August 24 (Saturday) was probably the best day again for seal counting. The total count of Crabeater seals was 116 for the period of observations. Most of them were seen from 1300 to 1400 when a total of 51 seals were seen. Seals were observed mainly on ice, and only 12 seals were counted in the water. The first seals seen were while still at station 62 and during ROV operations. Three or four seals were swimming very close to the stern and more interestingly, around the ROV, as if they were somehow attracted by it. Some underwater footage of the seals was captured by the ROV (and Scott Gallager) as the seals got close to the vehicle. These seals stayed for a long time swimming close to the stern and sometimes hauling out on the ice. They did not seem to be afraid and it was possible for many in the science party to enjoy seeing these playful seals. During the CTD cast, the seals (being the same ones or not) appeared again to be attracted by the piece of equipment. Two seals hauled out on ice after swimming for a while close to the ship and seemed to be relaxing, rolling over, and taking a rest after the romping about. While this was happening, 9 Crabeater seals hauled out on the ice on the edge of the wake left the vessel 0.4 nm away. Once we left station 62 (at 1255), a group of seals was observed at 1313 (-67º 49.90′S; -74º 09.31′W) and again at 1626 (-67º 49.81′S; -73º 29.60′W). Twenty minutes later the observation period ended because of dense fog.

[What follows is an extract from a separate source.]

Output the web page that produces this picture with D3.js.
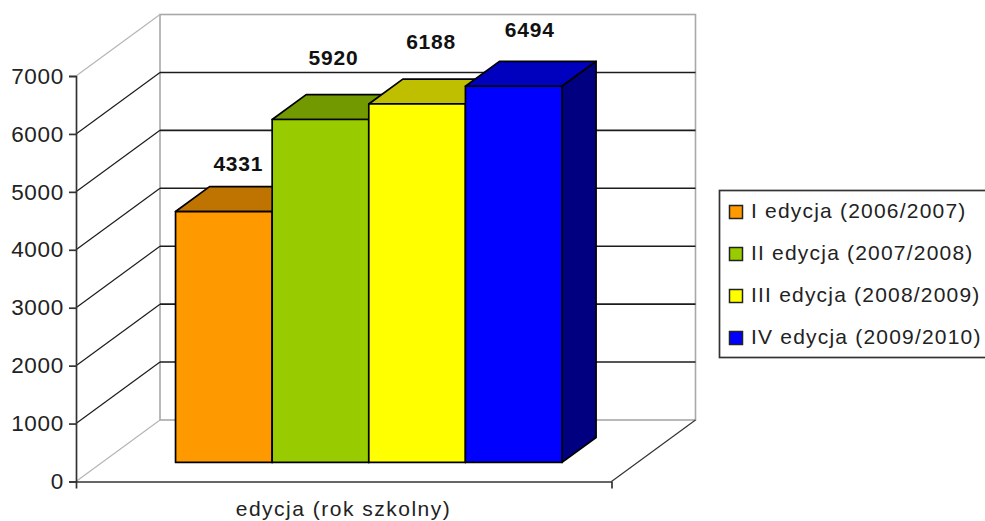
<!DOCTYPE html>
<html>
<head>
<meta charset="utf-8">
<script src="https://cdn.jsdelivr.net/npm/d3@7"></script>
<style>
html, body { margin: 0; padding: 0; background: #fff; overflow: hidden; }
svg { display: block; }
text { font-family: "Liberation Sans", Arial, sans-serif; }
</style>
</head>
<body>
<div id="chart"></div>
<script>
// Enrolment per edition
const editions = ["I edycja (2006/2007)", "II edycja (2007/2008)", "III edycja (2008/2009)", "IV edycja (2009/2010)"];
const values = [4331, 5920, 6188, 6494];
const frontColors = ["#FF9900", "#99CC00", "#FFFF00", "#0000FF"];
const topColors = ["#BF7300", "#739900", "#BFBF00", "#0000BF"];
const sideColors = ["#804D00", "#4D6600", "#808000", "#000080"];
const yTicks = [0, 1000, 2000, 3000, 4000, 5000, 6000, 7000];
const axisTitle = "edycja (rok szkolny)";

// Value labels sit a little differently above each column
const labelLift = [23, 37, 38, 32];
const labelShift = [-2.5, -4, -3, -1];

const width = 985, height = 521;
const plane = { left: 76, right: 611.5, bottom: 481.5, top: 76 };
const wall = { dx: 84, dy: -61.5 };     // oblique offset from front plane to back wall
const barDepth = { start: 0.31, end: 0.715 };

const svg = d3.select("#chart").append("svg").attr("width", width).attr("height", height);

const y = d3.scaleLinear().domain([0, 7000]).range([plane.bottom, plane.top]);
const x = d3.scaleBand().domain(editions).range([plane.left + 73.5, plane.left + 73.5 + 386.5]);

// Project a plane position back along the oblique depth axis
const project = (px, py, d) => [px + wall.dx * d, py + wall.dy * d];
const path = pts => "M" + pts.map(p => p.join(",")).join("L") + "Z";
const line = (a, b, color, w = 1.4) => svg.append("line")
  .attr("x1", a[0]).attr("y1", a[1]).attr("x2", b[0]).attr("y2", b[1])
  .attr("stroke", color).attr("stroke-width", w);

const wallGray = "#a8a8a8", dark = "#1c1c1c";

// Back wall frame
svg.append("rect")
  .attr("x", plane.left + wall.dx).attr("y", plane.top + wall.dy)
  .attr("width", plane.right - plane.left)
  .attr("height", plane.bottom - plane.top)
  .attr("fill", "#fff").attr("stroke", wallGray).attr("stroke-width", 1.6);

// Gridlines across the side wall and the back wall
yTicks.forEach(t => {
  const front = [plane.left, y(t)];
  const back = project(plane.left, y(t), 1);
  const edge = t === 0 || t === 7000;
  line(front, back, edge ? "#b4b4b4" : dark, edge ? 1.1 : 1.2);
  if (!edge) line(back, project(plane.right, y(t), 1), dark, 1.6);
});
line([plane.right, plane.bottom], project(plane.right, plane.bottom, 1), "#333", 1.2);

// Columns, each drawn as top, side and front faces
editions.forEach((name, i) => {
  const x0 = x(name), x1 = x0 + x.bandwidth();
  const yTop = y(values[i]), yBase = y(0);
  const { start: s, end: e } = barDepth;
  const faces = svg.append("g").attr("stroke", "#000").attr("stroke-width", 1.7).attr("stroke-linejoin", "round");
  faces.append("path").attr("fill", topColors[i])
    .attr("d", path([project(x0, yTop, s), project(x1, yTop, s), project(x1, yTop, e), project(x0, yTop, e)]));
  faces.append("path").attr("fill", sideColors[i])
    .attr("d", path([project(x1, yTop, s), project(x1, yTop, e), project(x1, yBase, e), project(x1, yBase, s)]));
  faces.append("path").attr("fill", frontColors[i])
    .attr("d", path([project(x0, yTop, s), project(x1, yTop, s), project(x1, yBase, s), project(x0, yBase, s)]));
});

// Value labels go on last so no column face can cover them
editions.forEach((name, i) => {
  const { start: s, end: e } = barDepth;
  const [lx] = project(x(name) + x.bandwidth() / 2, y(values[i]), (s + e) / 2);
  const topY = project(0, y(values[i]), e)[1];
  svg.append("text")
    .attr("x", lx + labelShift[i]).attr("y", topY - labelLift[i])
    .attr("text-anchor", "middle").attr("dominant-baseline", "central")
    .attr("font-size", 21).attr("font-weight", "bold").attr("fill", "#111")
    .attr("letter-spacing", 0.8)
    .text(values[i]);
});

// Value axis
const yAxis = svg.append("g").attr("transform", `translate(${plane.left},0)`)
  .call(d3.axisLeft(y).tickValues(yTicks).tickSize(7).tickPadding(5).tickFormat(d3.format("d")));
yAxis.selectAll("text").attr("font-size", 22.5).attr("letter-spacing", 0.7).attr("fill", "#222").style("font-family", '"Liberation Sans", Arial, sans-serif');
yAxis.selectAll("line, path").attr("stroke", "#333").attr("stroke-width", 1.7);

// Category axis: one unlabelled span with end ticks
const xAxisScale = d3.scaleLinear().domain([0, 1]).range([plane.left, plane.right]);
const xAxis = svg.append("g").attr("transform", `translate(0,${plane.bottom})`)
  .call(d3.axisBottom(xAxisScale).tickValues([0, 1]).tickSize(7).tickSizeOuter(0).tickFormat(""));
xAxis.selectAll("line, path").attr("stroke", "#333").attr("stroke-width", 1.7);

svg.append("text")
  .attr("x", 343.5).attr("y", 516).attr("text-anchor", "middle")
  .attr("font-size", 21).attr("letter-spacing", 1.5).attr("fill", "#222").text(axisTitle);

// Legend
const legend = svg.append("g");
legend.append("rect")
  .attr("x", 719.5).attr("y", 190.5).attr("width", 275).attr("height", 167)
  .attr("fill", "#fff").attr("stroke", "#333").attr("stroke-width", 1.7);
const legendRow = d3.scalePoint().domain(editions).range([212, 338]);
editions.forEach((name, i) => {
  const cy = legendRow(name);
  legend.append("rect")
    .attr("x", 729.5).attr("y", cy - 6.5).attr("width", 13).attr("height", 13)
    .attr("fill", frontColors[i]).attr("stroke", "#222").attr("stroke-width", 1.5);
  legend.append("text")
    .attr("x", 751).attr("y", cy - 2).attr("dominant-baseline", "central")
    .attr("font-size", 21).attr("letter-spacing", 1.2).attr("fill", "#222").text(name);
});
</script>
</body>
</html>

Crabeater seals were not the only marine mammals seen on 24 August. A leopard seal (Hydrurga leptonix) was observed at about 1310 (-67º 50.05′S; -74º 08.31′W) by Chris Ribic and Erik Chapman. It was very close to a group of Crabeater seals. They were all on ice, so there probably was not much chance for the leopard seal to hunt the Crabeater seals. We also had three cetacean sightings. The first one was made at 0918 (-67º 48.77′S; -74º 11.34′W) while still at station 62. Two minke whales were observed surfacing to breathe in a very small crack about 700 m from the ship. A Crabeater seal was right on the edge of the crack where the whales were seen. The second sighting was made at 1355 (-67º 49.31′S; -73º 59.91′W), at 0.8 nm, 18º to starboard. It was seen surfacing on the same spot three times before diving for about 5 minutes after which it was seen less than 150 m from the bow. A few minutes later the whale was seen more than 300 m behind the vessel.

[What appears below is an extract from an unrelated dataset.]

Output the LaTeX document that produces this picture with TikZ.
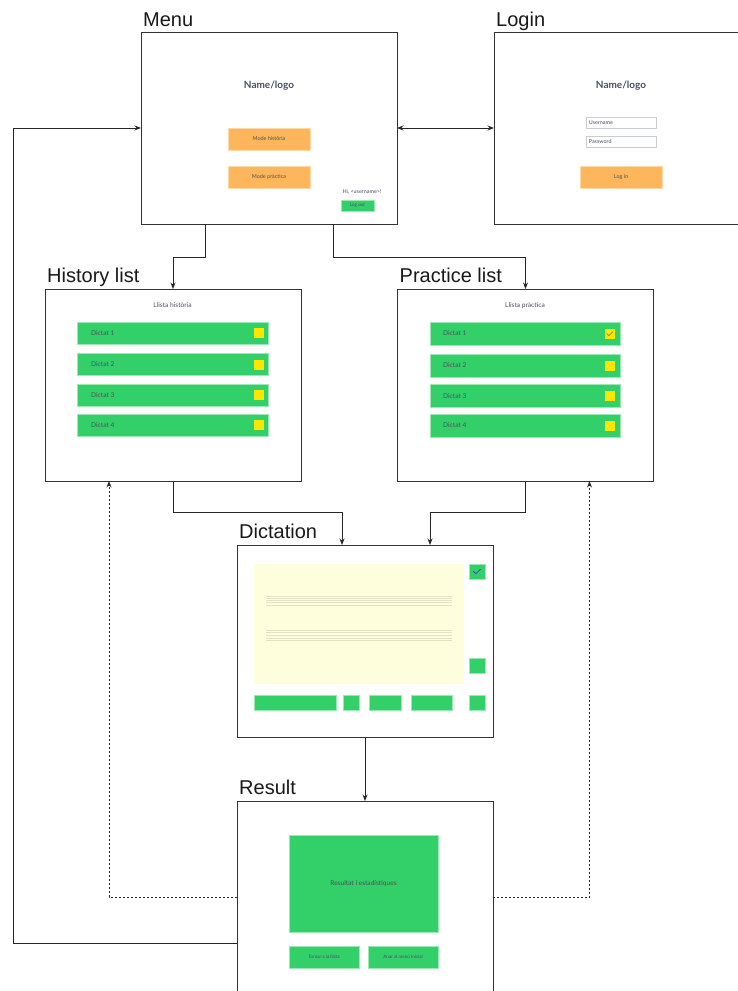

Finally, a peculiar and interesting observation was made at 1541 (-67º 48.02′S; -73º 38.70′W). Several splashes were seen ahead of the vessel. As we got closer to these splashes, we still could not identify the animal. It was unlikely to be a baleen whale given the velocity of the movement, but it was big enough to resemble a small whale. Since a number of seals were observed during the day and within the area, it would not be unlikely that the observation corresponded to Orca hunting behavior (going after a seal or a penguin). Unfortunately, we could not be sure about the animal identification and the sighting will remain as “unidentified cetacean”.
BIOMAPER II group report (Gareth Lawson, Peter Wiebe, Scott Gallager, Phil Alatalo, Dicky Allison, Alec Scott)
Early in the morning of August 24, BIOMAPER II was deployed in the water for a towyo between stations 63 and 62. The shallow scattering layer that has been present for the past many days was still evident, associated with the top of the pycnocline at 60 m. At times this layer was quite dense, reaching backscattering levels as high as -70 dB, rather than its usual -75 to -80 dB. Observations made with the VPR suggest that this layer was composed of copepods (including Calanus), diatoms, radiolarians, chaetognaths, and tomopterid worms. A number of small (perhaps juvenile) krill images were captured at the end of the transect, while the towbody was in a particularly dense portion of the surface layer. It is important to note that when we use the term krill, we are referring to all kinds of euphausiids. In addition to our target species, Euphausia superba, there are at least four other euphausiid species known to co-exist in this region, Thysanoessa spp. being the most common. The latter species have a bi-lobed eye which is easy to discern in the VPR images from this and the last three cruises, provided that the eye is clearly evident in the captured image.
There was also some very limited suggestion of enhanced backscatter at some points along the transect near 300 m, but nothing nearly as strong as the distinct patches and layers we observed on earlier towyos at this depth. VPR images indicated that below 200 m, a diverse species assemblage was present, including medusae, radiolarians, worms, and copepods. We also observed one adult krill at 160 m depth. The entire tow was in deep water, so we didn’t observe the bottom and therefore could not determine whether a bottom layer was present.
Later in the day, between 1430 and 1730, we had a second towyo from station 62 to 48. Interestingly, on this occasion the shallow scattering layer present between 60 and 120 m depth was far more diffuse than on previous tows. VPR observations in this depth range again indicated the presence of copepods, diatoms, larvaceans, and radiolarians. A number of very dense (up to -50 dB) krill-like patches were present between 250 and 300 m, but we didn’t manage to make any observations with the VPR within these aggregations. A reasonably dense layer was also present from the bottom (400 m) to 60 m above-bottom. This layer was beyond the maximum depth attainable by the BIOMAPER II, so we couldn’t determine its composition with the VPR; hopefully, future MOCNESS net tows will reveal what’s hiding down there.